Goal:
Would you print the material exactly, starting at its first line and ending at the line holding "7.23, 6.33, 4.50];"?

Available data:

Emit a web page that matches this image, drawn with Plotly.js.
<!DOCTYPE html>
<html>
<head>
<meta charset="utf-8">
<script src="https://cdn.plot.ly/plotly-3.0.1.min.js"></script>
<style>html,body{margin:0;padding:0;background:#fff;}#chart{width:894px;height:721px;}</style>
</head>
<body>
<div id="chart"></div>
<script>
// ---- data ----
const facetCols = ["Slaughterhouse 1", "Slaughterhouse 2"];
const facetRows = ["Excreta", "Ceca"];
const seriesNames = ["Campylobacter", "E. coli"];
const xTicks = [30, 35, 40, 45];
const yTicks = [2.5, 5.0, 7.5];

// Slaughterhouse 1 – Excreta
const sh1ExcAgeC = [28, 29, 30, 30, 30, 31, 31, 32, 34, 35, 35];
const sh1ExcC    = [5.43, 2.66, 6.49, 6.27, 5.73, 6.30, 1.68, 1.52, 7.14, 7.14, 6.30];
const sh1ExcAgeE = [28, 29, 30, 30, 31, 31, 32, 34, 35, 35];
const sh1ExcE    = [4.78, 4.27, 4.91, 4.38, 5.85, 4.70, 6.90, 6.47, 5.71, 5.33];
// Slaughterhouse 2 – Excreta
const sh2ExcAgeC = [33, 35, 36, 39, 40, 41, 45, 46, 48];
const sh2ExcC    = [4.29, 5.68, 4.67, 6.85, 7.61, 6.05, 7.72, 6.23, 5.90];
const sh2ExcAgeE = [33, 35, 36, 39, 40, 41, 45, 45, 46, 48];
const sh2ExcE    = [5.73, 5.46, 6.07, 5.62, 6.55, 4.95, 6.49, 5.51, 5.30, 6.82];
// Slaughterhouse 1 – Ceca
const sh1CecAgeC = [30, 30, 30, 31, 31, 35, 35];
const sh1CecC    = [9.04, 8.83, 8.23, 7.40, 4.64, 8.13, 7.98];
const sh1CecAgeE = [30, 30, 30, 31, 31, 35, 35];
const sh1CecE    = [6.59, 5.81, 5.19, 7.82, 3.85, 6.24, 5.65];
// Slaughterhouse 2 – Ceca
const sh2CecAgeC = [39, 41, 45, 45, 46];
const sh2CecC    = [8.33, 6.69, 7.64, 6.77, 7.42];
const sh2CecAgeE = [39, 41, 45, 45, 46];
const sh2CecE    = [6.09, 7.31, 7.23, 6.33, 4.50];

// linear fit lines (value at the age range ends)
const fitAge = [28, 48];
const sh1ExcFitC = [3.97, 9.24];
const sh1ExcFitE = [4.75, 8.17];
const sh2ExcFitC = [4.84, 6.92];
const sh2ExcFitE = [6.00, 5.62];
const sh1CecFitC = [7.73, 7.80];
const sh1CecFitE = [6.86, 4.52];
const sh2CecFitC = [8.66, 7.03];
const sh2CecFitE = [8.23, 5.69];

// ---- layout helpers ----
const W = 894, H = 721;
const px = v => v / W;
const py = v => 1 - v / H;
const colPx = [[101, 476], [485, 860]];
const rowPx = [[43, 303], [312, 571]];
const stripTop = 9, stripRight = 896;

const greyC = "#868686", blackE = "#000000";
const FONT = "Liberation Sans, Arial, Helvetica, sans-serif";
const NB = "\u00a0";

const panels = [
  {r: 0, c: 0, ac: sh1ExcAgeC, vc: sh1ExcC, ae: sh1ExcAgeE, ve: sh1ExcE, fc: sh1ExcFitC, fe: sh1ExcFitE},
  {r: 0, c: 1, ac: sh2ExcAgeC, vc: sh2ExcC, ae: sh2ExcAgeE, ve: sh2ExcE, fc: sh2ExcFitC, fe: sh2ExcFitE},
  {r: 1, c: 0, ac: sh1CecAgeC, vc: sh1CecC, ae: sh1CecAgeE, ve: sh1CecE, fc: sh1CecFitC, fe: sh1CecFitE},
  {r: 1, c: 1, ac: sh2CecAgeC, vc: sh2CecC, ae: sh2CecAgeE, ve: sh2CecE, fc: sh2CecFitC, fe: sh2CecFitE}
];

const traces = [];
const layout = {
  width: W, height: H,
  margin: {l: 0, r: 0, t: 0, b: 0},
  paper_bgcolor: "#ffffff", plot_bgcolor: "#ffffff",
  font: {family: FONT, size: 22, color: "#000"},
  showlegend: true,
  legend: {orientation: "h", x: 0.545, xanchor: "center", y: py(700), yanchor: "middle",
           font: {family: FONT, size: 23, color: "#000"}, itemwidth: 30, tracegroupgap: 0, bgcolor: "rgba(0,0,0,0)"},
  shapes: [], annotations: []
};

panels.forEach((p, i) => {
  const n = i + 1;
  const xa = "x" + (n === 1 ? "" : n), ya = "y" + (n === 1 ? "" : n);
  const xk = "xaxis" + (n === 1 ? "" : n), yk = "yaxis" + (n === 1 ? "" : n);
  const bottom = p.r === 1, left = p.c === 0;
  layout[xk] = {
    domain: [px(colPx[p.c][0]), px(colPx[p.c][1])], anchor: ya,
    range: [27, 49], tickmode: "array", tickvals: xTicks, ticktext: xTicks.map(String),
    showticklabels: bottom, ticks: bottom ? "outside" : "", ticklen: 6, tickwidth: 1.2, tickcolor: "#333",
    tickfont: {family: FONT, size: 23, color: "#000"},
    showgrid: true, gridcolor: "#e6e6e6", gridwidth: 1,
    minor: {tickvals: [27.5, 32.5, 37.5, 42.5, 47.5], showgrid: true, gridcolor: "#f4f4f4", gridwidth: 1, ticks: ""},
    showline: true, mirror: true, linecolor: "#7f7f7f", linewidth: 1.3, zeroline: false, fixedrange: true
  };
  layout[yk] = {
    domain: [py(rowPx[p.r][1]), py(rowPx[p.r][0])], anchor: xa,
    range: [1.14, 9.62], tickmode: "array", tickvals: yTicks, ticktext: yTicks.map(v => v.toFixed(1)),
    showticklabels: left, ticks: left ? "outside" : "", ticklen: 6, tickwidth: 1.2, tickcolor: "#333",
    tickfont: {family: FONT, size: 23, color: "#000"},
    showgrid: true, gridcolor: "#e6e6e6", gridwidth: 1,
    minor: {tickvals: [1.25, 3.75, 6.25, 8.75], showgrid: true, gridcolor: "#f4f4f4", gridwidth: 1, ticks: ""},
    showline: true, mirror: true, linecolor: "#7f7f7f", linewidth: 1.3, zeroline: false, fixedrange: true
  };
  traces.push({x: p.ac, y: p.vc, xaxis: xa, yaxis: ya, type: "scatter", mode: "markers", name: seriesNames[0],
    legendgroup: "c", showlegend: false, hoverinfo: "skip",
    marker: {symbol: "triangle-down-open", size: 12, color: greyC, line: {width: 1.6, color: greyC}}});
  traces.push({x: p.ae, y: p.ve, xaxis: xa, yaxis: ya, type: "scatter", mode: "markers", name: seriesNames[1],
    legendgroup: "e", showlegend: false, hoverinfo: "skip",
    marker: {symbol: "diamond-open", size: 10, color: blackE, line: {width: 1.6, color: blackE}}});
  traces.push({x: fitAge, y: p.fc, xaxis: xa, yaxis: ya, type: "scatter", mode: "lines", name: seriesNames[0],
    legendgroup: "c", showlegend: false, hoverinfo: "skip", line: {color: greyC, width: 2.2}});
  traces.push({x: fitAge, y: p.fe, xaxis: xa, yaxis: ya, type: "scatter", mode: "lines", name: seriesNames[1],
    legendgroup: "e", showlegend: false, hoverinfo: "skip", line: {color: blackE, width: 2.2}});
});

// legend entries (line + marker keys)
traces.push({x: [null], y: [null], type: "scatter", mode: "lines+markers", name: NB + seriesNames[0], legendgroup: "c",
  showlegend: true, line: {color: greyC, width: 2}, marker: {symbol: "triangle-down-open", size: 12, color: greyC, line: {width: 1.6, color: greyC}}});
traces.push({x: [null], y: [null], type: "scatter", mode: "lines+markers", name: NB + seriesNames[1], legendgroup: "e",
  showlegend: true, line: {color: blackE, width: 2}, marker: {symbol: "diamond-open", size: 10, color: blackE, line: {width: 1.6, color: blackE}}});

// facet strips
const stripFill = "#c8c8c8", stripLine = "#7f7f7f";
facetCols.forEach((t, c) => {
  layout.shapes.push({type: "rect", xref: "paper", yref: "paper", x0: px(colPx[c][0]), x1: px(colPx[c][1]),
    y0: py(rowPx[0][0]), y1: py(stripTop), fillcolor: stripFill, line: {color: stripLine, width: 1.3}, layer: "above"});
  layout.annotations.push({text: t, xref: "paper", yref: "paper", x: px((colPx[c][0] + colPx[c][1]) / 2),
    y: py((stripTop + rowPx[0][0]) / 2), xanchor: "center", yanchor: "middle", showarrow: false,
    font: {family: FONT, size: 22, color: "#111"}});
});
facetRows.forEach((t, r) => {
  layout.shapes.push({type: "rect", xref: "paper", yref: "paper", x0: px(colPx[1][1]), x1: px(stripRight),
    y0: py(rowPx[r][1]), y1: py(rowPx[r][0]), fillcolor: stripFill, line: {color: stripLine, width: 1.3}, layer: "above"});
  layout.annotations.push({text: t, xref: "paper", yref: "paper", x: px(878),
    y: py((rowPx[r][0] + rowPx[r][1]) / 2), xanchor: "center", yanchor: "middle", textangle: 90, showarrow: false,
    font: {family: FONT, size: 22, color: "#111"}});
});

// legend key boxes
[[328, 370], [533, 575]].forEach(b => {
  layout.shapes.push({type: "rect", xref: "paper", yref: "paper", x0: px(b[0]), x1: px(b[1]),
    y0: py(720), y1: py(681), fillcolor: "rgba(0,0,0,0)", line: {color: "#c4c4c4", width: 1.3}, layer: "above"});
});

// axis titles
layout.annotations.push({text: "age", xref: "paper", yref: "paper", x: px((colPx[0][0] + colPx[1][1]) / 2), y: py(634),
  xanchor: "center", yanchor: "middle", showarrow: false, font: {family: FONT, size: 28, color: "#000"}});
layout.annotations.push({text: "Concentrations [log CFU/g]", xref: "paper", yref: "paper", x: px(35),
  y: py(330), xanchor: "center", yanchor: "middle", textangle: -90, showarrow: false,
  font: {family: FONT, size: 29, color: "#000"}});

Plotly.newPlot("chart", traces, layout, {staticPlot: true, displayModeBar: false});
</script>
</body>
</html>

Complete output:
Emit a web page that matches this image, drawn with Plotly.js.
<!DOCTYPE html>
<html>
<head>
<meta charset="utf-8">
<script src="https://cdn.plot.ly/plotly-3.0.1.min.js"></script>
<style>html,body{margin:0;padding:0;background:#fff;}#chart{width:894px;height:721px;}</style>
</head>
<body>
<div id="chart"></div>
<script>
// ---- data ----
const facetCols = ["Slaughterhouse 1", "Slaughterhouse 2"];
const facetRows = ["Excreta", "Ceca"];
const seriesNames = ["Campylobacter", "E. coli"];
const xTicks = [30, 35, 40, 45];
const yTicks = [2.5, 5.0, 7.5];

// Slaughterhouse 1 – Excreta
const sh1ExcAgeC = [28, 29, 30, 30, 30, 31, 31, 32, 34, 35, 35];
const sh1ExcC    = [5.43, 2.66, 6.49, 6.27, 5.73, 6.30, 1.68, 1.52, 7.14, 7.14, 6.30];
const sh1ExcAgeE = [28, 29, 30, 30, 31, 31, 32, 34, 35, 35];
const sh1ExcE    = [4.78, 4.27, 4.91, 4.38, 5.85, 4.70, 6.90, 6.47, 5.71, 5.33];
// Slaughterhouse 2 – Excreta
const sh2ExcAgeC = [33, 35, 36, 39, 40, 41, 45, 46, 48];
const sh2ExcC    = [4.29, 5.68, 4.67, 6.85, 7.61, 6.05, 7.72, 6.23, 5.90];
const sh2ExcAgeE = [33, 35, 36, 39, 40, 41, 45, 45, 46, 48];
const sh2ExcE    = [5.73, 5.46, 6.07, 5.62, 6.55, 4.95, 6.49, 5.51, 5.30, 6.82];
// Slaughterhouse 1 – Ceca
const sh1CecAgeC = [30, 30, 30, 31, 31, 35, 35];
const sh1CecC    = [9.04, 8.83, 8.23, 7.40, 4.64, 8.13, 7.98];
const sh1CecAgeE = [30, 30, 30, 31, 31, 35, 35];
const sh1CecE    = [6.59, 5.81, 5.19, 7.82, 3.85, 6.24, 5.65];
// Slaughterhouse 2 – Ceca
const sh2CecAgeC = [39, 41, 45, 45, 46];
const sh2CecC    = [8.33, 6.69, 7.64, 6.77, 7.42];
const sh2CecAgeE = [39, 41, 45, 45, 46];
const sh2CecE    = [6.09, 7.31, 7.23, 6.33, 4.50];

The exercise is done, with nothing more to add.